Here’s a question: would you rather read a textbook dialogue about two strangers discussing the weather, or an article about something you’re genuinely interested in?

The answer is obvious. And it matters more than you think for language learning.

Your Interests Are Your Superpower

When you study a topic you care about, two things happen simultaneously. First, you’re motivated to push through difficult passages because you want to understand the content. Second, the vocabulary you learn is vocabulary you’ll actually use — which means you’ll encounter it again naturally, reinforcing what you’ve learned.

Compare this to traditional curricula where you memorise words for “the post office” or “the train station” and then never see them again until the next review session.

How to Put This Into Practice

1. Pick Two or Three Core Topics

Think about what you’d read about in your native language. Sports? Technology? Cooking? Travel? Politics? These are your starting points.

Don’t overthink it. The “best” topic is simply the one that makes you want to keep reading.

2. Start at the Right Level

This is where most people go wrong. They pick up a novel in their target language and give up after two pages because they understand nothing.

The sweet spot is content where you understand roughly 80-90% of what’s in front of you. That remaining 10-20% is where learning happens — you can often guess meaning from context, and the words that stick are the ones you figured out yourself.

3. Look Up Words Strategically

You don’t need to look up every unknown word. Focus on words that:

  • Appear more than once (they’re clearly important)
  • Are blocking your understanding of a key sentence
  • Seem useful beyond this specific text

An interactive reader that lets you tap any word for an instant translation makes this process seamless — you stay in the flow of reading instead of constantly switching to a dictionary app.

4. Notice Patterns, Not Just Words

As you read about your chosen topics, you’ll start noticing grammatical patterns in context. The way verbs change in certain situations. How sentences are structured differently from English. These observations, made naturally while reading something you care about, are far more durable than memorising grammar tables.

5. Let the Topics Evolve

Your interests will shift as your language level improves. At A1, you might start with simple articles about food. By B1, you might be reading opinion pieces about restaurant culture. By B2, you’re reading chef interviews and recipe blogs in the original language.

This natural progression means your vocabulary grows organically alongside your interests.

Why Generic Apps Get This Wrong

Most language apps give everyone the same content because it’s easier to build that way. Creating a single curriculum that works for millions of users is simpler than creating millions of personalised learning paths.

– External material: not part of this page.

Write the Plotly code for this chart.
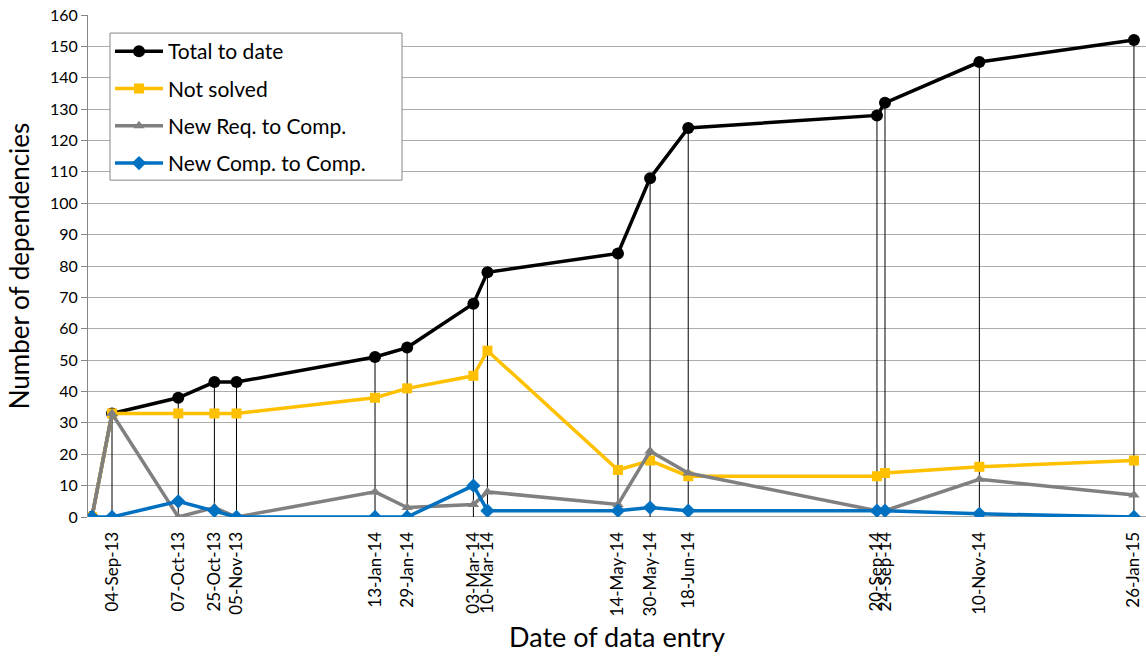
import plotly.graph_objects as go

dates = ["2013-08-25", "2013-09-04", "2013-10-07", "2013-10-25", "2013-11-05",
         "2014-01-13", "2014-01-29", "2014-03-03", "2014-03-10", "2014-05-14",
         "2014-05-30", "2014-06-18", "2014-09-20", "2014-09-24", "2014-11-10",
         "2015-01-26"]
tick_labels = ["", "04-Sep-13", "07-Oct-13", "25-Oct-13", "05-Nov-13",
               "13-Jan-14", "29-Jan-14", "03-Mar-14", "10-Mar-14", "14-May-14",
               "30-May-14", "18-Jun-14", "20-Sep-14", "24-Sep-14", "10-Nov-14",
               "26-Jan-15"]
total_to_date = [0, 33, 38, 43, 43, 51, 54, 68, 78, 84, 108, 124, 128, 132, 145, 152]
not_solved = [0, 33, 33, 33, 33, 38, 41, 45, 53, 15, 18, 13, 13, 14, 16, 18]
new_req_to_comp = [0, 33, 0, 3, 0, 8, 3, 4, 8, 4, 21, 14, 2, 2, 12, 7]
new_comp_to_comp = [0, 0, 5, 2, 0, 0, 0, 10, 2, 2, 3, 2, 2, 2, 1, 0]

FONT = "Lato"

fig = go.Figure()

# drop lines from Total to date down to the axis
dx, dy = [], []
for d, v in zip(dates, total_to_date):
    dx += [d, d, None]
    dy += [0, v, None]
fig.add_trace(go.Scatter(x=dx, y=dy, mode="lines", line=dict(color="black", width=1),
                         showlegend=False, hoverinfo="skip"))

series = [
    ("Total to date", total_to_date, "black", "circle", 12),
    ("Not solved", not_solved, "#FFC000", "square", 10),
    ("New Req. to Comp.", new_req_to_comp, "#808080", "triangle-up", 10),
    ("New Comp. to Comp.", new_comp_to_comp, "#0070C0", "diamond", 11),
]
for name, vals, col, sym, sz in series:
    fig.add_trace(go.Scatter(x=dates, y=vals, name=name, mode="lines+markers",
                             line=dict(color=col, width=3.5),
                             marker=dict(color=col, symbol=sym, size=sz),
                             legendgroup=name))

# legend frame (drawn as a box so it can be as wide as in the reference)
fig.add_shape(type="rect", xref="paper", yref="paper",
              x0=0.0208, x1=0.2968, y0=0.671, y1=0.964,
              line=dict(color="#868686", width=1), fillcolor="white", layer="above")

fig.update_layout(
    width=1146, height=656,
    margin=dict(l=88, r=0, t=15, b=139, autoexpand=False),
    plot_bgcolor="white", paper_bgcolor="white",
    font=dict(family=FONT, color="black", size=16),
    xaxis=dict(
        type="date", automargin=False,
        range=["2013-08-23 01:00", "2015-02-01"],
        tickmode="array", tickvals=dates[1:], ticktext=tick_labels[1:],
        tickangle=-90, tickfont=dict(size=17, family=FONT), ticklabeloverflow="allow",
        showgrid=False, zeroline=False, showline=False,
        ticks="outside", ticklen=7, tickcolor="rgba(0,0,0,0)",
        title=dict(text="Date of data entry", font=dict(size=27, family=FONT), standoff=12),
    ),
    yaxis=dict(
        range=[0, 160], dtick=10, tick0=0, automargin=False,
        showgrid=True, gridcolor="#ACACAC", gridwidth=1,
        zeroline=False, showline=True, linecolor="#868686", linewidth=1,
        ticks="outside", ticklen=6, tickcolor="#868686",
        tickfont=dict(size=16, family=FONT), ticklabeloverflow="allow",
        title=dict(text="Number of dependencies", font=dict(size=26, family=FONT), standoff=12),
    ),
    legend=dict(
        x=0.0208, y=0.968, xanchor="left", yanchor="top",
        borderwidth=0, bgcolor="rgba(0,0,0,0)",
        font=dict(size=21, family=FONT), tracegroupgap=7, itemwidth=48,
    ),
    showlegend=True,
)
fig.add_shape(type="line", xref="paper", yref="y", x0=0, x1=1, y0=0, y1=0,
              line=dict(color="#868686", width=1.5), layer="below")

fig.write_html("out.html", config={"displayModeBar": False},
               post_script="document.body.style.margin='0px';document.body.style.padding='0px';")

But “simpler to build” doesn’t mean “better for learners.” The dropout rates for generic language apps are staggering — most people quit within a few weeks because the content doesn’t feel relevant to their lives.

The Practical Takeaway

You don’t need willpower to study a language consistently. You need content that makes you want to come back. Find your topics, find content at the right level, and let your curiosity do the rest.

The language is just the vehicle. Your interests are the engine.